What you have to do: Print the listing as it stands, omitting all images.

Source data:

******************************

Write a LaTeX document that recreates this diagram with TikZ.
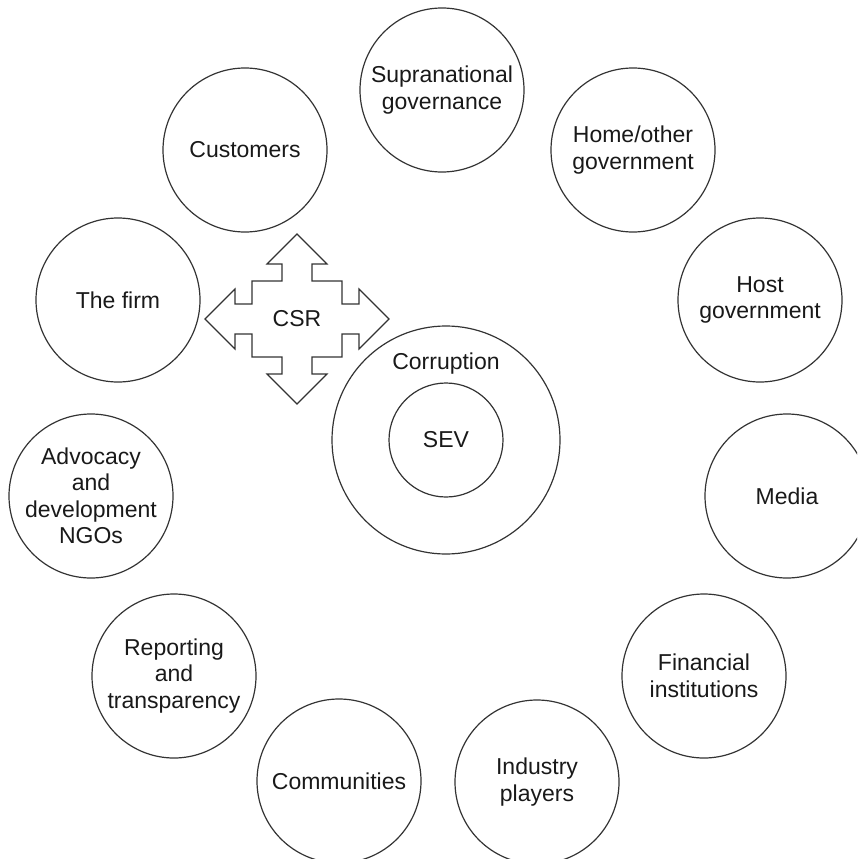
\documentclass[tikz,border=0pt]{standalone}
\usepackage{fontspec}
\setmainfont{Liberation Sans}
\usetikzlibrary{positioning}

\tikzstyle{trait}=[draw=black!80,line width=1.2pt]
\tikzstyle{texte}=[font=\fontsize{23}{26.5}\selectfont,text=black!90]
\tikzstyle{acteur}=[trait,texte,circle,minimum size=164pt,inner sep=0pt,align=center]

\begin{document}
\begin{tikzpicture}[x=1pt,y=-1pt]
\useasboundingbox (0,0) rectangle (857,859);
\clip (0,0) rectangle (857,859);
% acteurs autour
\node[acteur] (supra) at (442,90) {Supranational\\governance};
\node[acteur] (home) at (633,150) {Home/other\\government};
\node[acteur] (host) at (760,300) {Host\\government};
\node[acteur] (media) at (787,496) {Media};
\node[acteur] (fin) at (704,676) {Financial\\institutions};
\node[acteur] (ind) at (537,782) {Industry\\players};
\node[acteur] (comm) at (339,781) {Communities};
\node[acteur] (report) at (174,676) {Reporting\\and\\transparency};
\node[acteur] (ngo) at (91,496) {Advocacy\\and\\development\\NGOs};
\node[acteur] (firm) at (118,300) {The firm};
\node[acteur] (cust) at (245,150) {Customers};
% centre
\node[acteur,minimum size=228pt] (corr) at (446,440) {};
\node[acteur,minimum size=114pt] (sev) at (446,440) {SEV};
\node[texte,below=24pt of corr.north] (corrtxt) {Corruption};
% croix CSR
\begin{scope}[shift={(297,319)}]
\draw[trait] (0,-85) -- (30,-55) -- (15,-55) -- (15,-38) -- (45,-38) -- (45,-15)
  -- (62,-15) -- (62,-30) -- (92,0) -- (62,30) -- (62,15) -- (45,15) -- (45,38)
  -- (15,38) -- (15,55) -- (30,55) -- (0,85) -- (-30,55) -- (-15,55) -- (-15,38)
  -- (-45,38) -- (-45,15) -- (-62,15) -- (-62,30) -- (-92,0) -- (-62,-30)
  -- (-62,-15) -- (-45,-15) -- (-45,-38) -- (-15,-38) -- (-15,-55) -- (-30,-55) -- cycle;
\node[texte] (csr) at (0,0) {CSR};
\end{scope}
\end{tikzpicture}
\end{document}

******************************

Solution to the problem:
Write a LaTeX document that recreates this diagram with TikZ.
\documentclass[tikz,border=0pt]{standalone}
\usepackage{fontspec}
\setmainfont{Liberation Sans}
\usetikzlibrary{positioning}

\tikzstyle{trait}=[draw=black!80,line width=1.2pt]
\tikzstyle{texte}=[font=\fontsize{23}{26.5}\selectfont,text=black!90]
\tikzstyle{acteur}=[trait,texte,circle,minimum size=164pt,inner sep=0pt,align=center]

\begin{document}
\begin{tikzpicture}[x=1pt,y=-1pt]
\useasboundingbox (0,0) rectangle (857,859);
\clip (0,0) rectangle (857,859);
% acteurs autour
\node[acteur] (supra) at (442,90) {Supranational\\governance};
\node[acteur] (home) at (633,150) {Home/other\\government};
\node[acteur] (host) at (760,300) {Host\\government};
\node[acteur] (media) at (787,496) {Media};
\node[acteur] (fin) at (704,676) {Financial\\institutions};
\node[acteur] (ind) at (537,782) {Industry\\players};
\node[acteur] (comm) at (339,781) {Communities};
\node[acteur] (report) at (174,676) {Reporting\\and\\transparency};
\node[acteur] (ngo) at (91,496) {Advocacy\\and\\development\\NGOs};
\node[acteur] (firm) at (118,300) {The firm};
\node[acteur] (cust) at (245,150) {Customers};
% centre
\node[acteur,minimum size=228pt] (corr) at (446,440) {};
\node[acteur,minimum size=114pt] (sev) at (446,440) {SEV};
\node[texte,below=24pt of corr.north] (corrtxt) {Corruption};
% croix CSR
\begin{scope}[shift={(297,319)}]
\draw[trait] (0,-85) -- (30,-55) -- (15,-55) -- (15,-38) -- (45,-38) -- (45,-15)
  -- (62,-15) -- (62,-30) -- (92,0) -- (62,30) -- (62,15) -- (45,15) -- (45,38)
  -- (15,38) -- (15,55) -- (30,55) -- (0,85) -- (-30,55) -- (-15,55) -- (-15,38)
  -- (-45,38) -- (-45,15) -- (-62,15) -- (-62,30) -- (-92,0) -- (-62,-30)
  -- (-62,-15) -- (-45,-15) -- (-45,-38) -- (-15,-38) -- (-15,-55) -- (-30,-55) -- cycle;
\node[texte] (csr) at (0,0) {CSR};
\end{scope}
\end{tikzpicture}
\end{document}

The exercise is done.